From these above two base tables, I created a derived table which gives me customer wise pre & post-KPI’s aggregate, and the data looks like this-
To create the above table you should know the before-test-period-dates (date range before the Test launch date) & in-test-period-dates(live test period dates).
Now the most important question, what is an ideal metric for the measurement, so in a very simple way key features of a metric of interest should be:
This blog will concentrate on sales_per_customer KPI. As it inherits all the qualities of a perfect Metric of Interest.
If you are dealing with a lot of metrics, ideally you want to combine them into a single metric, which you called Aggregated Metric(called North Star Metric), and then measure the impact of delta for that particular metric to declare the success & failure of experimentation.
PART-2: Pre-experiment analysis
So when we are pretty much got the desired metric, now time for some exploration to understand few questions like:
- What is my base sales per customer?
- What is the average frequency of customers in stores?
- What are average order values?
EDA will be the answer and believe me it is the most powerful tool that exists. It helps for the deduction.
A simple time-based line plot is capable of showing the current status of measures like mean, median, the standard deviation of all the major KPIs, and these base values are very much helpful for understanding Minimum Detectable changes that we can expect from the experiment.
Minimum Detectable Effect (MDE): MDE represents the relative minimum improvement over a baseline that you are expecting in an experiment, with some degree of statistical significance. So we intend to compare the means/medians/std.deviation of both the control(no treatment) and experimental group. So for that, we have to do Hypothesis testing
Hypothesis testing: In hypothesis testing, we are considering 2 scenarios:
Null Hypothesis: No statistical significance between control and experiment group.
Alternate Hypothesis: There is a significant difference between the control and experiment groups.
Power & Significance: Now the question do you have enough samples to run our experiment. While calculating sample size estimation these errors should be avoided:
- Type-I Error, significance level should be specified while calculating sample size.
- Type-II Error, the sample size should be large, and as a standard practice set the power at 0.8 or 0.9.
In the above figure, you can see that for different effect sizes(detectable effect), required sample sizes are varying.
PART-3: Measure Experimental Outcome
Now time to measure that experimentation results. Remember the Null hypothesis has no statistical significance between Control(hold out) and the Test group.
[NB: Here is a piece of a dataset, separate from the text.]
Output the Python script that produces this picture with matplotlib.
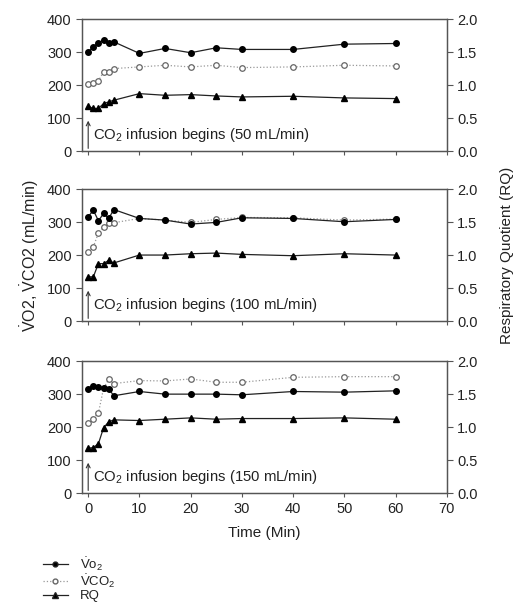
import matplotlib
matplotlib.use("Agg")
import matplotlib.pyplot as plt
from matplotlib.lines import Line2D
import numpy as np

plt.rcParams['font.family'] = ['Liberation Sans', 'DejaVu Sans']
plt.rcParams['mathtext.fontset'] = 'custom'
plt.rcParams['mathtext.rm'] = 'Liberation Sans'
plt.rcParams['mathtext.it'] = 'Liberation Sans'

# time points (min)
time = [0, 1, 2, 3, 4, 5, 10, 15, 20, 25, 30, 40, 50, 60]

# CO2 infusion rates (mL/min)
rates = [50, 100, 150]

# VO2 (mL/min)
vo2_50 = [301, 316, 328, 336, 326, 331, 296, 311, 298, 313, 308, 308, 324, 326]
vo2_100 = [316, 336, 304, 326, 311, 338, 311, 306, 294, 299, 313, 311, 301, 308]
vo2_150 = [315, 326, 322, 320, 316, 295, 308, 300, 300, 300, 298, 308, 306, 310]

# VCO2 (mL/min)
vco2_50 = [203, 205, 213, 240, 240, 250, 255, 260, 255, 260, 253, 255, 260, 258]
vco2_100 = [210, 225, 267, 285, 298, 298, 311, 306, 299, 308, 314, 313, 306, 309]
vco2_150 = [213, 226, 243, 318, 345, 332, 341, 340, 346, 336, 336, 351, 353, 353]

# RQ
rq_50 = [0.68, 0.645, 0.645, 0.72, 0.745, 0.77, 0.87, 0.845, 0.855, 0.835, 0.82, 0.83, 0.805, 0.795]
rq_100 = [0.67, 0.67, 0.87, 0.87, 0.92, 0.88, 1.0, 1.0, 1.02, 1.03, 1.01, 0.99, 1.02, 1.0]
rq_150 = [0.68, 0.69, 0.75, 0.99, 1.08, 1.11, 1.10, 1.12, 1.14, 1.12, 1.13, 1.13, 1.14, 1.12]

vo2 = [vo2_50, vo2_100, vo2_150]
vco2 = [vco2_50, vco2_100, vco2_150]
rq = [rq_50, rq_100, rq_150]

fig = plt.figure(figsize=(5.16, 6.08), dpi=100)

spine_col = '#555555'
text_col = '#222222'
bottoms = [0.7516, 0.472, 0.189]
left, width, height = 0.159, 0.707, 0.217

for i in range(3):
    ax = fig.add_axes([left, bottoms[i], width, height])
    ax2 = ax.twinx()

    ax.plot(time, vo2[i], color='#222222', lw=0.9, marker='o', ms=4,
            mfc='black', mec='black', zorder=3)
    ax.plot(time, vco2[i], color='#999999', lw=0.9, ls=':', marker='o', ms=4,
            mfc='white', mec='#666666', mew=0.9, zorder=2)
    ax2.plot(time, rq[i], color='#222222', lw=0.9, marker='^', ms=4.5,
             mfc='black', mec='black', zorder=3)

    ax.set_xlim(-1.2, 70)
    ax.set_ylim(0, 400)
    ax2.set_ylim(0, 2.0)
    ax.set_xticks(np.arange(0, 71, 10))
    ax.set_yticks(np.arange(0, 401, 100))
    ax2.set_yticks(np.arange(0, 2.01, 0.5))
    ax2.set_yticklabels(['%.1f' % v for v in np.arange(0, 2.01, 0.5)])

    for a in (ax, ax2):
        for s in a.spines.values():
            s.set_color(spine_col)
            s.set_linewidth(0.9)
        a.tick_params(colors=spine_col, labelcolor=text_col, labelsize=10.5,
                      length=4, width=0.8, direction='out')
    ax.tick_params(axis='x', length=3)
    if i < 2:
        ax.set_xticklabels([])

    ax.annotate('', xy=(0, 92), xytext=(0, 8),
                arrowprops=dict(arrowstyle='->', color='#333333', lw=0.8,
                                shrinkA=0, shrinkB=0, mutation_scale=7))
    ax.text(0.9, 48, 'CO$_2$ infusion begins (%d mL/min)' % rates[i],
            fontsize=10.7, color=text_col, va='center', ha='left')

    if i == 1:
        ax.set_ylabel(r'$\dot{\mathrm{V}}$O2, $\dot{\mathrm{V}}$CO2 (mL/min)',
                      fontsize=11.5, color=text_col, labelpad=4)
        ax2.set_ylabel('Respiratory Quotient (RQ)', fontsize=11,
                       color=text_col, labelpad=16)
    if i == 2:
        ax.set_xlabel('Time (Min)', fontsize=11, color=text_col, labelpad=7)

handles = [
    Line2D([], [], color='#222222', lw=0.9, marker='o', ms=3.5, mfc='black'),
    Line2D([], [], color='#999999', lw=0.9, ls=':', marker='o', ms=3.5,
           mfc='white', mec='#666666'),
    Line2D([], [], color='#222222', lw=0.9, marker='^', ms=4, mfc='black'),
]
labels = [r'$\dot{\mathrm{V}}\mathrm{o}_2$', r'$\dot{\mathrm{V}}\mathrm{CO}_2$', 'RQ']
fig.legend(handles, labels, loc='upper left', bbox_to_anchor=(0.07, 0.098),
           frameon=False, fontsize=9.5, handlelength=1.9, labelspacing=0.0,
           handletextpad=0.9, borderpad=0, labelcolor=text_col)

fig.savefig('out.png', dpi=100)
So we can estimate the difference between Control & Test using many different ways, but for simplicity, we will categories our estimation process into 3 broad categories:
- Post (Control) Vs Post (Test)
- Pre (Test) Vs Post(Test)
- Adjusted Measurement (CUPED)
1)Post (Control) Vs Post (Test): In post behavior analysis, we can use many methods but for simplicity, we will use :
- The T-Test (Parametric) — It’s an inferential statistical method to determine the significant difference between means of two groups, a very powerful method when distributions are following a normal distribution.
In the above figure, it is very clear that the Test group perform better than the Control group but non-significant.
2. Man Whitney U-Test (Non-Parametric)– Non-parametric test to compare outcomes between Control group and Test group, useful when distributions are not following a normal distribution.
But we can’t completely rely on this result, because we have to check for the pre-experiment bias affecting the KPI’s in the Test period or not.
2) Pre(Test) Vs Post (Test): Another classical yet intuitive method of measuring the effect with the help of the Intervention method (Interrupted Time Series Approach) or Quasi-Experiment method where it assumes that the Control group does not exist and trying to measure the impact of the Test using counterfactual.
This analysis is done with the help of Google’s Causal Inference library in python.
3) Adjusted Measurement (CUPED): Controlled-Experiment Using Pre-Experiment Data(CUPED). The excellent approach was developed by the “Experiment Platform team at Microsoft ”(Deng, Xu, Kohavi, & Walker, 2013).
Many times it happened, that experimentation was impacted but the delta is very small, might be rejected by a statistical test because of high variance. This technique is very much helpful to increase experimentation sensitivity via reducing variance associated with pre-experiment data.
As we can see from the above visual the R-square is 0.64 which is pretty high. That signifies pre-experiment bias exists in metric, therefore it should be removed.
So after removing the variance and then do the T-Test will give the exact picture.
PART- 4: Analysis & Conclusion
So from the above analysis, it is clear that the experiment had some positive impact on the Control group. But it is very important to know is it overall converged or not, and at what is the point of inflection.
- Day wise lift analysis is another powerful way to look at the overall Test converges or not and when we start seeing significant results. It is also helpful to rule out Novelty & Seasonality effects in the experiment if exist.
2. Driver Analysis- is also yet another powerful tool to understand the market dynamics, which factors influence the sales pattern to mold. I think Linear regression or any other tree-based algorithm will suffice the need.
To conclude, these all frameworks are very much helpful to understand the overall impact estimation of experimentation and very intuitive at the same time to interpret to business.